RECORDED DATA ::
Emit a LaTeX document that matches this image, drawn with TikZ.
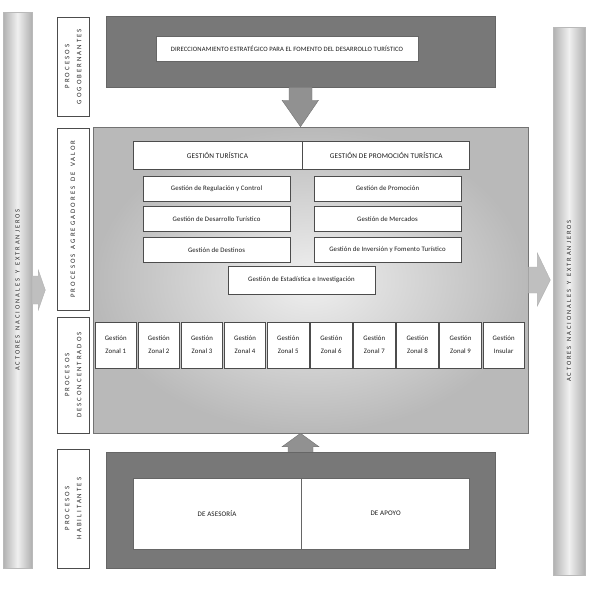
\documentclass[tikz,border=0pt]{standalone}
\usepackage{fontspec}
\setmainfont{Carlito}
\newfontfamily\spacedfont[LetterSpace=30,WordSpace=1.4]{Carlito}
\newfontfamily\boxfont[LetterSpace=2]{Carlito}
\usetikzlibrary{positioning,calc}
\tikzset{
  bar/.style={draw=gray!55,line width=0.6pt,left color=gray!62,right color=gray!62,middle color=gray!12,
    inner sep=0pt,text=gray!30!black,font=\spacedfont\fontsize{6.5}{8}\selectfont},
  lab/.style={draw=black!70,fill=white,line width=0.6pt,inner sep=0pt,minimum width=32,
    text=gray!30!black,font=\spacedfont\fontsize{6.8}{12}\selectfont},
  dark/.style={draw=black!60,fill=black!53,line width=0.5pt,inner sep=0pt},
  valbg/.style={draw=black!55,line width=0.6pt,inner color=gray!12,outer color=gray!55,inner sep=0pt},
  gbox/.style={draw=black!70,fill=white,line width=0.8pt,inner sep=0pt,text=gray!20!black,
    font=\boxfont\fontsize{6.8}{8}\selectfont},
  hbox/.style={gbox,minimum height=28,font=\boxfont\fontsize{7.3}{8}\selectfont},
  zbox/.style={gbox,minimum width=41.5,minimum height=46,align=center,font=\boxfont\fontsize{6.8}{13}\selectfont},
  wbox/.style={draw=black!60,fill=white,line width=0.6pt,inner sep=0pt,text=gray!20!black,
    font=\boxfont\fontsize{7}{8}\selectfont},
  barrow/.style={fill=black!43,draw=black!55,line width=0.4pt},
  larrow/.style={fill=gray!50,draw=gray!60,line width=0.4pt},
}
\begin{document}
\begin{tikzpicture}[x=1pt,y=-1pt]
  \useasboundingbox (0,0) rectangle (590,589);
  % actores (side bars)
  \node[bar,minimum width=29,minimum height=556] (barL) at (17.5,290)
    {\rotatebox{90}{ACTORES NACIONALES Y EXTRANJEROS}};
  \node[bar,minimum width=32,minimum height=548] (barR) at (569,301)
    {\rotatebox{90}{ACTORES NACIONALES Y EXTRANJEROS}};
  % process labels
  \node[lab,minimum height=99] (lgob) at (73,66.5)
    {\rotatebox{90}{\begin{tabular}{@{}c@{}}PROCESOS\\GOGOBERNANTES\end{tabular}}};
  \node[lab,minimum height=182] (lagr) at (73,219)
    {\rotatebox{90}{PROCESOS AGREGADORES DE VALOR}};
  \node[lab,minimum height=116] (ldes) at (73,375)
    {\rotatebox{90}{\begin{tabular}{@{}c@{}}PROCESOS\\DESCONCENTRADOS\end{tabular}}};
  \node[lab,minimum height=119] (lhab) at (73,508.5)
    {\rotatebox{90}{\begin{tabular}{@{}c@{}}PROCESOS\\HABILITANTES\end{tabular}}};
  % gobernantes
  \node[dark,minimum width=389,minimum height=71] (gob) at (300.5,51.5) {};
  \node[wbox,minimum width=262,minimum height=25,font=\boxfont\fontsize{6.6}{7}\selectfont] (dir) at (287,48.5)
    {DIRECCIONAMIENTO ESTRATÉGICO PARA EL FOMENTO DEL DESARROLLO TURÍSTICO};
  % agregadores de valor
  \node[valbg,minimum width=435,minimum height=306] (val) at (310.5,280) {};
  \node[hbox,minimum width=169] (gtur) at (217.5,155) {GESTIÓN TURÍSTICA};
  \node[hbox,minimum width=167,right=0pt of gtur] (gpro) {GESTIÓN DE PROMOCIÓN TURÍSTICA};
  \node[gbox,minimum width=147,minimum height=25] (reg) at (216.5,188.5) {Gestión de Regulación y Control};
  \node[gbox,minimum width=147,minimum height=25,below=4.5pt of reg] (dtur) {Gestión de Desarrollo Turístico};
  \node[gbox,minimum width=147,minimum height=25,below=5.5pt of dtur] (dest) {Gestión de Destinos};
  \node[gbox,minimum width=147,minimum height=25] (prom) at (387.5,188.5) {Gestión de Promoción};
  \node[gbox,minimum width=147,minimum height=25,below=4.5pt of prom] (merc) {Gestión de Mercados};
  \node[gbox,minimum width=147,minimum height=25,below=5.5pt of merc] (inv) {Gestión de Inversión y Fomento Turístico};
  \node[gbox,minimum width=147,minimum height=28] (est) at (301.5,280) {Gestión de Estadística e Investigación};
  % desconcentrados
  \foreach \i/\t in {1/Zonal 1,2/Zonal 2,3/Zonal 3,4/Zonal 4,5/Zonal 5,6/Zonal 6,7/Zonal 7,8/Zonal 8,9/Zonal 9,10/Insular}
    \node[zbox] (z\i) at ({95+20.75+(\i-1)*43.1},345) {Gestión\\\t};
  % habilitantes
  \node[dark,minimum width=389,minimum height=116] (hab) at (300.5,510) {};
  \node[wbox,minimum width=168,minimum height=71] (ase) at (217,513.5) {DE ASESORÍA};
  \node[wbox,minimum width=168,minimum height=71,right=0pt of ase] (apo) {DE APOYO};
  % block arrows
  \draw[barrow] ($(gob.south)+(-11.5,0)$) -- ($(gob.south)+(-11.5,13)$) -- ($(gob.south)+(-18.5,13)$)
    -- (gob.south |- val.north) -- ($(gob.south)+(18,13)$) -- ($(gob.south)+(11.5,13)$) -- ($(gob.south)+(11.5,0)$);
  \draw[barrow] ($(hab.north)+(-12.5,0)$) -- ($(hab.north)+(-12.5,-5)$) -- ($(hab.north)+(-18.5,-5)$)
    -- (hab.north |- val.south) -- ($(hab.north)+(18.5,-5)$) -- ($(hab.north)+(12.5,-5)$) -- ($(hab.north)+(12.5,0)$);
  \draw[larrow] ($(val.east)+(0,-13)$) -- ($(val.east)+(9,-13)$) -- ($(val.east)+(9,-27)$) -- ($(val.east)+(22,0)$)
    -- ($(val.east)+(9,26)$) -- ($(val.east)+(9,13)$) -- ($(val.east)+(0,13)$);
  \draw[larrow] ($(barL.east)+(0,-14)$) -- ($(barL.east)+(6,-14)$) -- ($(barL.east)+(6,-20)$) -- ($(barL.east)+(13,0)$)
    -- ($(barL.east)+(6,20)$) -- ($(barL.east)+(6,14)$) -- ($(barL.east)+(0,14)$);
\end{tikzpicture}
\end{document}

==

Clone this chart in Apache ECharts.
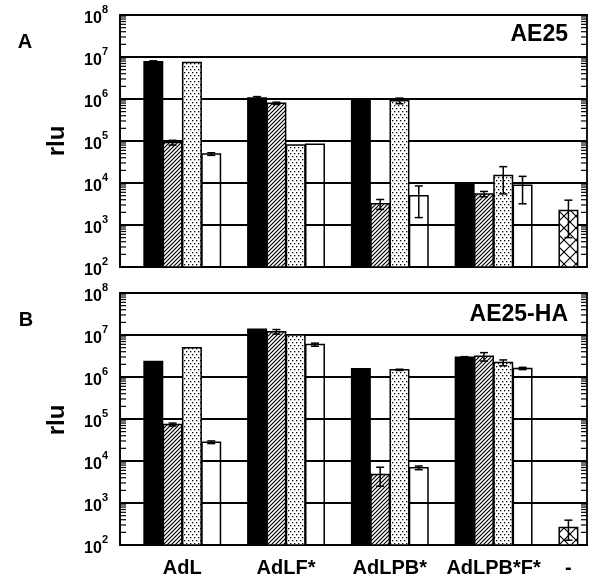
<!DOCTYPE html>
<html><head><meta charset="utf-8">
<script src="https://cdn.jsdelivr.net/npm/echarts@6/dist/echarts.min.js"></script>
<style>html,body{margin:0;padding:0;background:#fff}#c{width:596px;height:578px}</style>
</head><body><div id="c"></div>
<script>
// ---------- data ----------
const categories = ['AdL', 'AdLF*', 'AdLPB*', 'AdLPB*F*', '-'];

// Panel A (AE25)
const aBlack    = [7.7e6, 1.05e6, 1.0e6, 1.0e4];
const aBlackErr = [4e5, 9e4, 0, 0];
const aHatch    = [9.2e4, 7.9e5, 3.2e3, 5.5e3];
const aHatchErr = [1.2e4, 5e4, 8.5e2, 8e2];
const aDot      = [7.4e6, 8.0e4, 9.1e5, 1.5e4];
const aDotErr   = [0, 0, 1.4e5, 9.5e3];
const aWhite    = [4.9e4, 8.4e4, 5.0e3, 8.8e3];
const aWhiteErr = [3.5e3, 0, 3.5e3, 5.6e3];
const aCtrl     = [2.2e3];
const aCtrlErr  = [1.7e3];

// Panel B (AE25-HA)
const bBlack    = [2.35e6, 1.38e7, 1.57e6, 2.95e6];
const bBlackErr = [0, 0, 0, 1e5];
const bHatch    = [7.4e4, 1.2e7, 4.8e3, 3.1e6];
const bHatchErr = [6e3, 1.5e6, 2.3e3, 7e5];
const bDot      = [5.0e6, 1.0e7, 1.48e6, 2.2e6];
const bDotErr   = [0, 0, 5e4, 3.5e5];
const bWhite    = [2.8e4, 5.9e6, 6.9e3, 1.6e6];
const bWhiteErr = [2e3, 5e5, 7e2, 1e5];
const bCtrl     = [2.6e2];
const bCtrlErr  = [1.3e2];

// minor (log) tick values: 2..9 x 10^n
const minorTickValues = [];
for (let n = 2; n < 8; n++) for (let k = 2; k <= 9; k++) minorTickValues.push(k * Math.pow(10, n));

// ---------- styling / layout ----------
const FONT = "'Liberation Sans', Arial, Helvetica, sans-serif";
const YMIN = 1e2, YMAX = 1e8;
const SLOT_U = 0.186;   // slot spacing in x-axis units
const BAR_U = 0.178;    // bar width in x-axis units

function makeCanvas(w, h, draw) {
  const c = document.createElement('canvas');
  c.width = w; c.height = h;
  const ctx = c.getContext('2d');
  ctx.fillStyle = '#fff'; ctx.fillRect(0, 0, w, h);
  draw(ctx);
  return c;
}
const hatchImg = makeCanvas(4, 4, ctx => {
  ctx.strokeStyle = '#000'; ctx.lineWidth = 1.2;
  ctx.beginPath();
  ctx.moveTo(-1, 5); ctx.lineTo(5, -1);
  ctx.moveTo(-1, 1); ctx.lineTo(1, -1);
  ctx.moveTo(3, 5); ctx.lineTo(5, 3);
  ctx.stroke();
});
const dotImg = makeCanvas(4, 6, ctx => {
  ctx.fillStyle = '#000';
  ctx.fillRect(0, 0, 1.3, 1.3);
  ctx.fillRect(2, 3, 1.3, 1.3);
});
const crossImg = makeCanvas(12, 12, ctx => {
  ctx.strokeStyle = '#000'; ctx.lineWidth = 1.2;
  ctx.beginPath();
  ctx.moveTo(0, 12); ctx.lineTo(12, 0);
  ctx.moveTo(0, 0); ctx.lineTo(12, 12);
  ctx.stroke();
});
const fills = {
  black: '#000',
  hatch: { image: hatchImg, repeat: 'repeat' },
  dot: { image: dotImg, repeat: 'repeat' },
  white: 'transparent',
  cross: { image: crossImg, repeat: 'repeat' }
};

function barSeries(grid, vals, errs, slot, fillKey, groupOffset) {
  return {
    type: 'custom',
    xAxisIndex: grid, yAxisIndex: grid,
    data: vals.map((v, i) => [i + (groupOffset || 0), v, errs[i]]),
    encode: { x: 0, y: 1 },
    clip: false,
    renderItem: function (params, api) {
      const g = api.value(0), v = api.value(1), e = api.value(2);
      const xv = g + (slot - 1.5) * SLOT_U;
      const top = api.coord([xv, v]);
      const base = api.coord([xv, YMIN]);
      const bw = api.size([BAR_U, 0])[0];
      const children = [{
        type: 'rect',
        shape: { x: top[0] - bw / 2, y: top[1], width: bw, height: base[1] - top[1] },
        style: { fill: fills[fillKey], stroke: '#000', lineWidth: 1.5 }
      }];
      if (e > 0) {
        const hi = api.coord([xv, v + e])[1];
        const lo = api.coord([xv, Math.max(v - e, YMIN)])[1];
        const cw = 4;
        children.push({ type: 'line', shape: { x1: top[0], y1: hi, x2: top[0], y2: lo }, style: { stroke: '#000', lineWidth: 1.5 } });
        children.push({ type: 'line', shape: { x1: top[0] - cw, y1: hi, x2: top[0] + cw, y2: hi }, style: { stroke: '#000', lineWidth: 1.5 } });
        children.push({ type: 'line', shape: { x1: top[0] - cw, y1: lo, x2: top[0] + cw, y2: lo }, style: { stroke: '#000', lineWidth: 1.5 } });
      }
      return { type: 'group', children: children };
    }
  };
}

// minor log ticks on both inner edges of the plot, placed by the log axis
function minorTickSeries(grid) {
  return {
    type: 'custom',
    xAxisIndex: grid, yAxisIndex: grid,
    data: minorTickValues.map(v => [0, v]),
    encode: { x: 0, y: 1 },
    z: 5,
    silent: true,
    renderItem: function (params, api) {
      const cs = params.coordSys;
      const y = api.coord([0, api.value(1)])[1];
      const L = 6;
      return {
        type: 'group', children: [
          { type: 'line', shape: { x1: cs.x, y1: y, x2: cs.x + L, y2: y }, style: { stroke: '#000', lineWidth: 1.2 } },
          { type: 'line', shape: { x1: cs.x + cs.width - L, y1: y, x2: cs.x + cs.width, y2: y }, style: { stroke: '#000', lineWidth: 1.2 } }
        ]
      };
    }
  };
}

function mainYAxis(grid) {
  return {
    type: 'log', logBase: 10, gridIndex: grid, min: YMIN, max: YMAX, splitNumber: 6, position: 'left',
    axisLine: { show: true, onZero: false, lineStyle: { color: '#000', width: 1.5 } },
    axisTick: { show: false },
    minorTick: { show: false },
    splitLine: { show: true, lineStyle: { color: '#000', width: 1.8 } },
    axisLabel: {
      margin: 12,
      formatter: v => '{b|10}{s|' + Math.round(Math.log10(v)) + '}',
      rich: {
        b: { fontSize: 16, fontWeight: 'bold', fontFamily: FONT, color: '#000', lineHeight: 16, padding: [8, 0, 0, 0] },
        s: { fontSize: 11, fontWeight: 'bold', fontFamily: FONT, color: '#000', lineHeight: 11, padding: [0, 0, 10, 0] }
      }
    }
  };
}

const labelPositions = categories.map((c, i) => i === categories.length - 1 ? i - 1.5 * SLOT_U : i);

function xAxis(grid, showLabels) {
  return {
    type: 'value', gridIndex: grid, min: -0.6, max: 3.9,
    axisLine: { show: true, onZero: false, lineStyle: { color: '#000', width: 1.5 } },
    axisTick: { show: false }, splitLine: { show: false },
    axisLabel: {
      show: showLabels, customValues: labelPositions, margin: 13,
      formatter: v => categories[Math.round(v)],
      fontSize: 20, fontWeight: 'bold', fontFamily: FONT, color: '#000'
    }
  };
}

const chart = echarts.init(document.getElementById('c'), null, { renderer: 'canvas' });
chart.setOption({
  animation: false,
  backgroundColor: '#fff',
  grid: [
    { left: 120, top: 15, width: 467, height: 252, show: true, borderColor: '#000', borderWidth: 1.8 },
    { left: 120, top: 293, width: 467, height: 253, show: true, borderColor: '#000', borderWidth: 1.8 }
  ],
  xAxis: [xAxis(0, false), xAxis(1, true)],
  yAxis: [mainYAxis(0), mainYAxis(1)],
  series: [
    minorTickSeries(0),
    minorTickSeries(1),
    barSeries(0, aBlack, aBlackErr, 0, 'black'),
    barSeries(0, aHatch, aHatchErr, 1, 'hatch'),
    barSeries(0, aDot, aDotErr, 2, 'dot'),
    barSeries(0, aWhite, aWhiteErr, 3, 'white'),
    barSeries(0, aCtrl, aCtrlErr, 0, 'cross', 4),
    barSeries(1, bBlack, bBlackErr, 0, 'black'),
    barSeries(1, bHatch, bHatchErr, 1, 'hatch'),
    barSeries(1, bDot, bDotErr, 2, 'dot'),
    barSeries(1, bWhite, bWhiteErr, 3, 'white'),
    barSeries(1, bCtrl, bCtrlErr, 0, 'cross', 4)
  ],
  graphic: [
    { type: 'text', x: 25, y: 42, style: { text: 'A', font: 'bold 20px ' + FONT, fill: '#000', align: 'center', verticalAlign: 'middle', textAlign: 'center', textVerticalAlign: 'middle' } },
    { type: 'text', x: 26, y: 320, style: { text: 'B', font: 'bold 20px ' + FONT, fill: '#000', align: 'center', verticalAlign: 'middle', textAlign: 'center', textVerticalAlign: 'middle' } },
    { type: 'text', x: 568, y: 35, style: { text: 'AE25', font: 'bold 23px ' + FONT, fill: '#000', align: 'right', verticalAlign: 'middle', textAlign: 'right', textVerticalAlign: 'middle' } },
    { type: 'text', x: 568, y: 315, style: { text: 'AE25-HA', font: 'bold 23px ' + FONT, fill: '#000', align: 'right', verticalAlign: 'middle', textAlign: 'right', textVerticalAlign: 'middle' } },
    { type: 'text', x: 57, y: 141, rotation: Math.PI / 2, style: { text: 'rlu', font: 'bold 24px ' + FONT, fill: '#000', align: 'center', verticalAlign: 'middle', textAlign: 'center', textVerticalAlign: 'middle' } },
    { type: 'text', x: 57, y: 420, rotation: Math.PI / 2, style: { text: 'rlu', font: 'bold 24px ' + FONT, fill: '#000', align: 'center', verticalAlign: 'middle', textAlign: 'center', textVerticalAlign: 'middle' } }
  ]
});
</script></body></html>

DIRECTION ::
Keep the pictures out, and extract only the lines that begin at the one containing "Clone this chart in Apache ECharts." and end at the one containing "const categories = ['AdL', 'AdLF*', 'AdLPB*', 'AdLPB*F*', '-'];", inclusive.

FINISHED TASK ::
Clone this chart in Apache ECharts.
<!DOCTYPE html>
<html><head><meta charset="utf-8">
<script src="https://cdn.jsdelivr.net/npm/echarts@6/dist/echarts.min.js"></script>
<style>html,body{margin:0;padding:0;background:#fff}#c{width:596px;height:578px}</style>
</head><body><div id="c"></div>
<script>
// ---------- data ----------
const categories = ['AdL', 'AdLF*', 'AdLPB*', 'AdLPB*F*', '-'];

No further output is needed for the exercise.